Multan-DGK journey
TRAVELLING from Multan to Dera Ghazi Khan along N-70 is a mixed experience. Up to the Muzaffargarh bypass the journey is excellent as the road is newer with dual carriages, overhead bridges and bypasses.
From Muzaffargarh’s T. Erdogan Hospital to D.G. Khan it is 57km and single track. Not only is this handling all the traffic to and from Balochistan to Punjab, this road also links a substantial amount of traffic using the Indus Highway from Sindh and Khyber Pakhtunkhwa to Punjab. This traffic includes wide-bodied buses, transport trailers, oil tankers from Parco, Kapco, as well as cars jeeps wagons, etc.
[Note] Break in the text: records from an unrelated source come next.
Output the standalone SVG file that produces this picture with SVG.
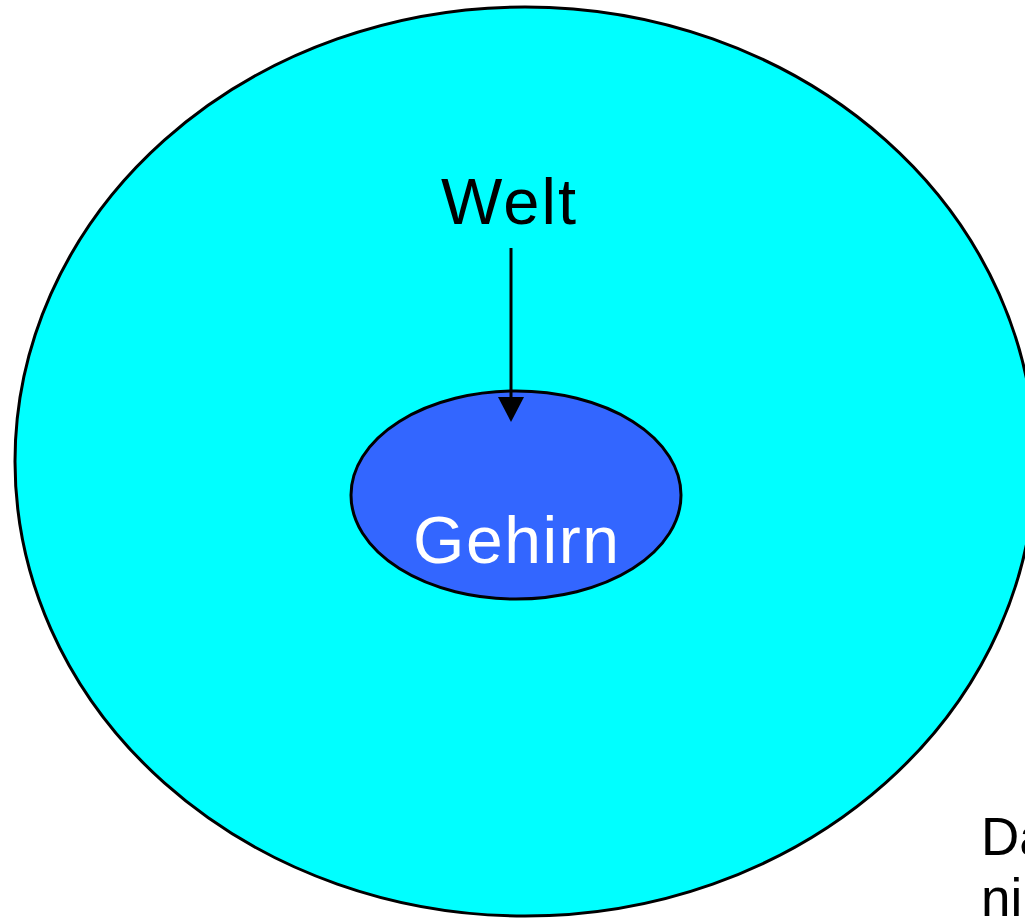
<svg xmlns="http://www.w3.org/2000/svg" width="1025" height="919" viewBox="0 0 1025 919">
<style>
.lbl{font-family:"Liberation Sans",Arial,sans-serif;}
</style>
<rect width="1025" height="919" fill="#fff"/>
<g id="welt">
<ellipse cx="525" cy="461.5" rx="510" ry="454.5" fill="#00FFFF" stroke="#000" stroke-width="3"/>
<text class="lbl" x="508.5" y="224" font-size="65" text-anchor="middle" fill="#000" textLength="135" lengthAdjust="spacing">Welt</text>
</g>
<g id="gehirn">
<ellipse cx="516" cy="495" rx="165" ry="104" fill="#3366FF" stroke="#000" stroke-width="3"/>
<text class="lbl" x="516" y="563" font-size="66" text-anchor="middle" fill="#fff" textLength="206" lengthAdjust="spacing">Gehirn</text>
</g>
<g id="connectors">
<line x1="511" y1="248" x2="511" y2="397" stroke="#000" stroke-width="3"/>
<path d="M498,397 L524,397 L511,422 Z" fill="#000"/>
</g>
<g id="note">
<text class="lbl" x="981" y="855" font-size="53" fill="#000">Da</text>
<text class="lbl" x="981" y="916" font-size="53" fill="#000">ni</text>
</g>
</svg>
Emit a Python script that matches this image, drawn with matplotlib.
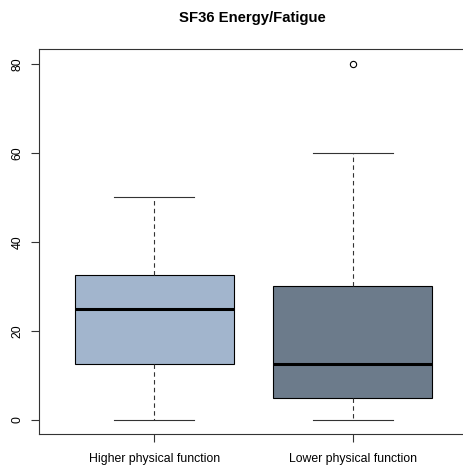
import matplotlib
matplotlib.use("Agg")
import matplotlib.pyplot as plt

# boxplot summary
groups = ["Higher physical function", "Lower physical function"]
whislo = [0, 0]
q1 = [12.5, 5]
med = [25, 12.5]
q3 = [32.5, 30]
whishi = [50, 60]
fliers = [[], [80]]
box_colors = ["#A2B5CD", "#6C7B8B"]
yticks = [0, 20, 40, 60, 80]

plt.rcParams["font.family"] = ["Liberation Sans", "DejaVu Sans"]

fig = plt.figure(figsize=(4.64, 4.65), dpi=100)
ax = fig.add_axes([39 / 464, 31 / 465, 429 / 464, 384.5 / 465])

stats = []
for i in range(len(groups)):
    stats.append(dict(label=groups[i], whislo=whislo[i], q1=q1[i], med=med[i],
                      q3=q3[i], whishi=whishi[i], fliers=fliers[i]))

bp = ax.bxp(stats, positions=[1, 2], widths=0.8, patch_artist=True,
            showfliers=True,
            boxprops=dict(edgecolor="black", linewidth=0.8),
            medianprops=dict(color="black", linewidth=2.2, solid_capstyle="butt"),
            whiskerprops=dict(color="#333333", linestyle=(0, (4, 3)), linewidth=0.8),
            capprops=dict(color="#333333", linewidth=0.8),
            capwidths=0.4,
            flierprops=dict(marker="o", markersize=4.5, markerfacecolor="none",
                            markeredgecolor="black", markeredgewidth=0.8))
for patch, c in zip(bp["boxes"], box_colors):
    patch.set_facecolor(c)

ax.set_xlim(0.42, 2.58)
ax.set_ylim(-3.2, 83.2)
ax.set_yticks(yticks)
ax.set_yticklabels([str(v) for v in yticks], rotation=90, va="center")
ax.set_xticks([1, 2])
ax.set_xticklabels(groups)
ax.tick_params(axis="both", labelsize=8.8, length=6, width=0.8, color="#333333", pad=5)
ax.tick_params(axis="x", pad=8)
for s in ax.spines.values():
    s.set_linewidth(0.8)
    s.set_color("#333333")

fig.text(252 / 464, 0.961, "SF36 Energy/Fatigue", ha="center", va="center",
         fontsize=10.7, fontweight="bold")

fig.savefig("out.png", dpi=100)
The current condition of this single carriage highway constructed three decades ago in the mid ‘80s is deteriorating daily owing to the traffic load. Its carrying capacity is choked, resulting in lengthy traffic jams, specifically at Qureshi Mor. There are numerous but avoidable fatal traffic accidents along it, owing to the single carriage, heavy congestion and overspeeding traffic. Periodic surface patch-ups of this section are insufficient for the traffic load on it.
There is a large cantonment in D.G. Khan in addition to defence installations. D.G. Khan also houses a nuclear processing facility. N-70 is thus the main and vital arterial highway to D.G. Khan from Multan for civilian and defence purposes.
The population growth and the consequential economic growth in south Punjab is exponential as in the rest of the country. It is time Highway N-70 is brought up to the standards of comparative equivalence in other regions. Especially in the light of CPEC roads it stands out as an eyesore. Dualisation of N-70, including the Ghazi Ghat bridge on the Indus, will also fulfil historic political promises made in 1998 and 2011 by the prime minister and the Punjab chief minister for this specific project.
It will provide critical support to the economy of south Punjab, as well as to the defence of Pakistan, and redress some of the popular grievances in the region.